Günlerden bir gün yiyecek bulmak için dağlardan yorgun bir kurt inmiş. Bu garip kurt, açlıktan bir deri bir kemik, yorgunluktan gözünün feri geçmiş bir halde köpek kardeşe yaklaşıp sormuş, “Senin tüylerin parlak, kasların güçlü, kuyruğun uzun, karnın tok nedendir acep ?”

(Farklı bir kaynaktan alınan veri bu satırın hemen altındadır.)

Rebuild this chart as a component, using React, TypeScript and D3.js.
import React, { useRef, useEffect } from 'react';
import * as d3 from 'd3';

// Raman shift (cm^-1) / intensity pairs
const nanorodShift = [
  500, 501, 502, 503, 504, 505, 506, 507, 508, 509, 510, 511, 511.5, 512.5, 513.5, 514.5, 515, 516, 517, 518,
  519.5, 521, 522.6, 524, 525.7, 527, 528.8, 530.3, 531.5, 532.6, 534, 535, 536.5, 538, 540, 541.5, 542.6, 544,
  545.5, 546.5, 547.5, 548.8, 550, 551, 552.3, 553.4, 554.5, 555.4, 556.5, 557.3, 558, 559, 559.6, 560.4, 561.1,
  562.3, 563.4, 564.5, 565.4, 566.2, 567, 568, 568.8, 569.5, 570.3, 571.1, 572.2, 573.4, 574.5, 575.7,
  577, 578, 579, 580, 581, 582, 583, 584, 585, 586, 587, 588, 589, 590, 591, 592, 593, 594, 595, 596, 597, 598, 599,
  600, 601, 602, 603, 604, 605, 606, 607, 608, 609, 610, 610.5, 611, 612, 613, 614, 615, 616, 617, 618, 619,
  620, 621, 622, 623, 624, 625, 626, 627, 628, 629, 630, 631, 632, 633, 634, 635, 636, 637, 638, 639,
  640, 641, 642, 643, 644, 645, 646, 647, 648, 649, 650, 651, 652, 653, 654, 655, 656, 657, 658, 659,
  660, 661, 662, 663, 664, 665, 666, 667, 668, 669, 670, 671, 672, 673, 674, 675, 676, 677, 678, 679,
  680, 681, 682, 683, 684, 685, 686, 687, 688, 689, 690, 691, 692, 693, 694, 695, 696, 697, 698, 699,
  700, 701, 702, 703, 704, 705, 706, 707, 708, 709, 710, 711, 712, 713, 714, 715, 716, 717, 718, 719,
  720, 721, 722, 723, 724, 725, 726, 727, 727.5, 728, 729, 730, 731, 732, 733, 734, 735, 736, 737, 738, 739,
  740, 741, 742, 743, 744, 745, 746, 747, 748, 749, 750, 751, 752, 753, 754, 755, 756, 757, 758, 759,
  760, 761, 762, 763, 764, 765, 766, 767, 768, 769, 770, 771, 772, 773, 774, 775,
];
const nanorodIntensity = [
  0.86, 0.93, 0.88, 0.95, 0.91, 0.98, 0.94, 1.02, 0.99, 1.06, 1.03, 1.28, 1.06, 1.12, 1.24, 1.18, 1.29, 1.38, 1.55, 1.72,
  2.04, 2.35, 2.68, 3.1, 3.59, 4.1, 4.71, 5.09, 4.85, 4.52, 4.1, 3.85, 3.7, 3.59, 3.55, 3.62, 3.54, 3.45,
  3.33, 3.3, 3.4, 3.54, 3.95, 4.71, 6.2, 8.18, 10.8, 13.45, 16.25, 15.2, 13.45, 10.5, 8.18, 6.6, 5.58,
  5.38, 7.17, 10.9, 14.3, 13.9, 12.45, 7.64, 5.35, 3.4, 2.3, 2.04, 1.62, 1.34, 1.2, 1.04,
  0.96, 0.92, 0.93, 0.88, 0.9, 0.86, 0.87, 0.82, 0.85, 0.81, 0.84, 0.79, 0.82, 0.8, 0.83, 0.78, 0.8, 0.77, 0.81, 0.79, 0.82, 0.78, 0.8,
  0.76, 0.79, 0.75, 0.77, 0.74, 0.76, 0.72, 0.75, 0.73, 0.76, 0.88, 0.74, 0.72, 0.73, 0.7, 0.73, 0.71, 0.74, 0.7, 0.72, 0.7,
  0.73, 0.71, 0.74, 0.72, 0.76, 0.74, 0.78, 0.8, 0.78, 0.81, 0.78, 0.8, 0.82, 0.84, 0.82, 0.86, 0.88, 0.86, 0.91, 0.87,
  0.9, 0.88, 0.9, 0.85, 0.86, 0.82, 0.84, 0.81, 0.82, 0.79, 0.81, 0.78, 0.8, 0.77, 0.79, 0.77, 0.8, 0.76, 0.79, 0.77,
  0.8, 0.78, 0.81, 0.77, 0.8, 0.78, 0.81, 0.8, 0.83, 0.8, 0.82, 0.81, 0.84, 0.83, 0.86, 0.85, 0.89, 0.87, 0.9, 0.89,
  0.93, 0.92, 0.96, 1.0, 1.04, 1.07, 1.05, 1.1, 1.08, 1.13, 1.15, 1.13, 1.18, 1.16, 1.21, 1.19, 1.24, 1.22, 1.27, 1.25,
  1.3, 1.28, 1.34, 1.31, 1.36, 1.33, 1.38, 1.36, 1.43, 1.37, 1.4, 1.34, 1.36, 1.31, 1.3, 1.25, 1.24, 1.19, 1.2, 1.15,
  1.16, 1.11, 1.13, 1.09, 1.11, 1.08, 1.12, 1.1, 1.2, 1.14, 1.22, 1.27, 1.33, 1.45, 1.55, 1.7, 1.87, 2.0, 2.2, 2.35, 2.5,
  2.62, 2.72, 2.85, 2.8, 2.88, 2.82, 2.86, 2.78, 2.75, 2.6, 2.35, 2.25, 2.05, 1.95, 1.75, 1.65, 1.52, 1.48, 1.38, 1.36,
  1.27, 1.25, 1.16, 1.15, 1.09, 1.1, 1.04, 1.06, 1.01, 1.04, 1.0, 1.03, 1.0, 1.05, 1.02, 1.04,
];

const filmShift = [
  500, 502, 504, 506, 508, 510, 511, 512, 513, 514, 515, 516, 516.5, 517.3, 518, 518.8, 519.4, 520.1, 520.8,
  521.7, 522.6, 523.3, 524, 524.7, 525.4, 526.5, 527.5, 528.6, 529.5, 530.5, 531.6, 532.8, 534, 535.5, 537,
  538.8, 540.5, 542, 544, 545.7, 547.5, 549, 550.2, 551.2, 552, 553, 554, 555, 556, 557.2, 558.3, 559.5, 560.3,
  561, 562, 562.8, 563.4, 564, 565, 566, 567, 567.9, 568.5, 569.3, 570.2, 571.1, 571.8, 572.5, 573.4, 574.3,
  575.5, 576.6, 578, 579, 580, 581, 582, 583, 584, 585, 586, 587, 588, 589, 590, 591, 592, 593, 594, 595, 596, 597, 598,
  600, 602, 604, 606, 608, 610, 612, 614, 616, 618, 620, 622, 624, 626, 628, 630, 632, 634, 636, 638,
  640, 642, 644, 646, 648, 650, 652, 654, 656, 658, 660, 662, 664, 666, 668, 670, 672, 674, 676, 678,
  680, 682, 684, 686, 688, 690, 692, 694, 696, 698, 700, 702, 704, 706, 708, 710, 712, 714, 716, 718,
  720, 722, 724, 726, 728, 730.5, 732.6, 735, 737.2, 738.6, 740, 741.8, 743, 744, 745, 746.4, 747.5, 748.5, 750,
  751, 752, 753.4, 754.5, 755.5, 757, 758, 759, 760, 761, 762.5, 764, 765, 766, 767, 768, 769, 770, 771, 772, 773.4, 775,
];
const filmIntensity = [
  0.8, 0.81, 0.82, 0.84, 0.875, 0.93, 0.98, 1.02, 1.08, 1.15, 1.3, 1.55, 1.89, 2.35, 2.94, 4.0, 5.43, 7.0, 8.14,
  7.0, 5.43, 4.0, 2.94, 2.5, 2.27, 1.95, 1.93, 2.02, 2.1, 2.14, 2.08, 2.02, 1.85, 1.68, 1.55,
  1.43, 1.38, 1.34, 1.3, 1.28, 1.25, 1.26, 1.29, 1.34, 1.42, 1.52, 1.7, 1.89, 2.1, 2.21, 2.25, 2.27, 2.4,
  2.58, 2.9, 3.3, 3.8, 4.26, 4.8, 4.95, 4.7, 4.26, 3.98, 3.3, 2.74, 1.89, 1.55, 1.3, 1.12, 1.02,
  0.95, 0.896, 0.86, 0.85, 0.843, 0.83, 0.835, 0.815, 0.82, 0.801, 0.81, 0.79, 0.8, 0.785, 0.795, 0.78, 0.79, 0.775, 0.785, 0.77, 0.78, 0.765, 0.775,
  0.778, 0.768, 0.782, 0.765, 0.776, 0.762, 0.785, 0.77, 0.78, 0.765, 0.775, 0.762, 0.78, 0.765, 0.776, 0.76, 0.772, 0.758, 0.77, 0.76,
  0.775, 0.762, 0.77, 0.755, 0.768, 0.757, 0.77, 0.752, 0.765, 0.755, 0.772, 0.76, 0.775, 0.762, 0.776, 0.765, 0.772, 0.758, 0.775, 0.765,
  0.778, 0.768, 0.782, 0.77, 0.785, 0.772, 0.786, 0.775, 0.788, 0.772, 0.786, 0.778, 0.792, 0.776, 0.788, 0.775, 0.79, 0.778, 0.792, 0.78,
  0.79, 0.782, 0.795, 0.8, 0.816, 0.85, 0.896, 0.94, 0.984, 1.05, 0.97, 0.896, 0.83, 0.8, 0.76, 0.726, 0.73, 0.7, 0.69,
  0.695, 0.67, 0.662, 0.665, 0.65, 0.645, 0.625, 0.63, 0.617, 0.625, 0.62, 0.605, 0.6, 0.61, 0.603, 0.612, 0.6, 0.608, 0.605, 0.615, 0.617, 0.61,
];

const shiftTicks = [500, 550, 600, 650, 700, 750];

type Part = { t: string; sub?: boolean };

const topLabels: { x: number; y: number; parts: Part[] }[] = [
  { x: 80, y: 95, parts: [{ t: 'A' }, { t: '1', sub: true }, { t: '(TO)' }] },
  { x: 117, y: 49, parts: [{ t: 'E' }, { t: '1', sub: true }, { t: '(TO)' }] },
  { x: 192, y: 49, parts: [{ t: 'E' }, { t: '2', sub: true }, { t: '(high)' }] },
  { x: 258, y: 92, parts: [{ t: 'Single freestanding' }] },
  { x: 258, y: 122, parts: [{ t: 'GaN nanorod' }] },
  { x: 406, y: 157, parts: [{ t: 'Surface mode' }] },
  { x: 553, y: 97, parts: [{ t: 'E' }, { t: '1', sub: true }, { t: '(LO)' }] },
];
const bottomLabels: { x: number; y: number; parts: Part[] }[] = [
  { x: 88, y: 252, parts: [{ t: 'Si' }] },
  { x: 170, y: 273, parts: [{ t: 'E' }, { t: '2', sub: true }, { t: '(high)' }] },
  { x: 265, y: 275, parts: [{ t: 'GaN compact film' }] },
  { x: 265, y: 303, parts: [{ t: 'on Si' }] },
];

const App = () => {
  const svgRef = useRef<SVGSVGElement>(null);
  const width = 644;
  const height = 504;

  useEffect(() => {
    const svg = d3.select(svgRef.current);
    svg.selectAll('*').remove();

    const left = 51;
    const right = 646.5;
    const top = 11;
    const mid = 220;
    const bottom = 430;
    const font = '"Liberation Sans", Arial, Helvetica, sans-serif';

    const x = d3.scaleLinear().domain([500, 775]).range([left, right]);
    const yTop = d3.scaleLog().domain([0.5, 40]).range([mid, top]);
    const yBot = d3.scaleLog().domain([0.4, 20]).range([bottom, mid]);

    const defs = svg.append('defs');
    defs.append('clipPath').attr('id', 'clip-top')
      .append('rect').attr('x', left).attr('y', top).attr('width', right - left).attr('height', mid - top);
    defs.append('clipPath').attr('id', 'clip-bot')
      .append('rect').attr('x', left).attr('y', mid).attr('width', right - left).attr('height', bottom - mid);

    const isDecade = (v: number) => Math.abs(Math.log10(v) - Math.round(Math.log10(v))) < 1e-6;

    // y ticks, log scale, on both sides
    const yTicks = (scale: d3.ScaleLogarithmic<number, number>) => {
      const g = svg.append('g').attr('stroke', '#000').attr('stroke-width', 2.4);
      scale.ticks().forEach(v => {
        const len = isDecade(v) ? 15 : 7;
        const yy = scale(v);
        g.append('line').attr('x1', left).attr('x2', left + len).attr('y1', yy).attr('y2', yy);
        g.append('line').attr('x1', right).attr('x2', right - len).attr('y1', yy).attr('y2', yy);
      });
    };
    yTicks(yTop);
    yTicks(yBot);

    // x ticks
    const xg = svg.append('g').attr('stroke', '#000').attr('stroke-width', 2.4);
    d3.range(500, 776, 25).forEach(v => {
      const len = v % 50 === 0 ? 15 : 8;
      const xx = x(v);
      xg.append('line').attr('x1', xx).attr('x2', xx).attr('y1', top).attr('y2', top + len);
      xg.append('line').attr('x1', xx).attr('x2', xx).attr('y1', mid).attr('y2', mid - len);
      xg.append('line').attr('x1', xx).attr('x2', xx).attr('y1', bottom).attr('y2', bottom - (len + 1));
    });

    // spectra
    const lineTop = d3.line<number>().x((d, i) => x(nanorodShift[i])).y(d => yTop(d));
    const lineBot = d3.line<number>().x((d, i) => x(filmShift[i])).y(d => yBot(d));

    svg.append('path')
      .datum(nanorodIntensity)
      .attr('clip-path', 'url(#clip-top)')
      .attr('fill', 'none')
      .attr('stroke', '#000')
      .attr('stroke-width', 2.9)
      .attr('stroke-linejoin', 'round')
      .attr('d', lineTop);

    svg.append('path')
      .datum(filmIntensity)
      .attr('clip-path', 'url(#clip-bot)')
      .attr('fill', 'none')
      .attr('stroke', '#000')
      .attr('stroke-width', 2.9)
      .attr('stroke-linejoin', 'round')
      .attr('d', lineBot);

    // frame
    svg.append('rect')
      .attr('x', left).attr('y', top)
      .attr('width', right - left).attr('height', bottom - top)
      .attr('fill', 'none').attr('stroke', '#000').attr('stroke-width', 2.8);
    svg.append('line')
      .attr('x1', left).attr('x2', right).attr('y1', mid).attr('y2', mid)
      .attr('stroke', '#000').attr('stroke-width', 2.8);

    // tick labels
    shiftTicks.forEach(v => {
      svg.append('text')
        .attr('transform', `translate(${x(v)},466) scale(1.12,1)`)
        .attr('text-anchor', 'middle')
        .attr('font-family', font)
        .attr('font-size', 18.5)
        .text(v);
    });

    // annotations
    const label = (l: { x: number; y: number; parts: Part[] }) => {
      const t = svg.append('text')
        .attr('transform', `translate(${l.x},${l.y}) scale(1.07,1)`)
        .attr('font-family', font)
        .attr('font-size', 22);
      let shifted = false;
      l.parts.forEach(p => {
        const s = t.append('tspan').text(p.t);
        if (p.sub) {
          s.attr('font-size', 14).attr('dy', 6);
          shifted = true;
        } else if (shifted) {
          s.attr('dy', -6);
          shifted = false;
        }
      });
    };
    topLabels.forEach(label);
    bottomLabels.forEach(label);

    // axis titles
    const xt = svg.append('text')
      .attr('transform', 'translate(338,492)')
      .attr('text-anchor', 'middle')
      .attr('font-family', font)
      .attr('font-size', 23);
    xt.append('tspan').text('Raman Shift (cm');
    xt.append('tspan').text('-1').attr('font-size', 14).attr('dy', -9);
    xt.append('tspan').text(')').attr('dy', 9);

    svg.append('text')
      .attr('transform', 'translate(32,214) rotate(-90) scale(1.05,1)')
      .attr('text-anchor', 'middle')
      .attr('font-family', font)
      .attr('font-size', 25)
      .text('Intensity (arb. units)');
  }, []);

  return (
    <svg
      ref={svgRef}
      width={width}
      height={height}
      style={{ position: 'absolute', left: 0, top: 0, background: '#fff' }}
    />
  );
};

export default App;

Köpek kardeş bir çalımla, “elbette be kurt kardeş… benim sahibim beni günde üç oğün besler, postumu tarar parlatır, birlikte yürüyüşe çıkarız sahibimle. Yiyecek peşinde hiç koşmam.. sadece bazen kedi kovalarım..o da sırf zevkim için” demiş.
“Alâ gözlerini sevdiğim dilber
Dikerler ağacı dal benim için
Aşam dedim, aşamadım başından,
Yağıyor yollara kar benim için.
Karac’oğlan der ki: Yerim, içerim,
Ağır saltanatla konar göçerim.
Ahdim olsun, seni alır kaçarım,
Ferman çıkarsınlar bir benim için”
“Solstice” Latince’de “”sol”=güneş ve “sistere” = ‘duraklamak, olduğu yerde durmak’ sözcüklerinden türetilmiştir ki güya güneşimiz gün dönümü sırasında bir an için duraklasıymış. Töbe estağfurullâh ki çarpılacaklar..bence tümüyle montaj. Güneşimiz hâşâ ve asla duraklıyabilemez.
“Aman da ne güzelmiş senin bu hâllerin” demiş kurt kardeş köpeğe, “ben de onun bir sevgili kurdu olsam, bana da böyle bakar mı acep sahibin?” “Bence bakar” demiş köpek kardeş..”neden bakmasın..benim sahibim pek iyidir pek yiğittir..hem sen de az çok köpek sayılırsın” “Tamam öyleyse” demiş kurt kardeş, “sahibinin gelmesini bekliyelim de tanışalım bari”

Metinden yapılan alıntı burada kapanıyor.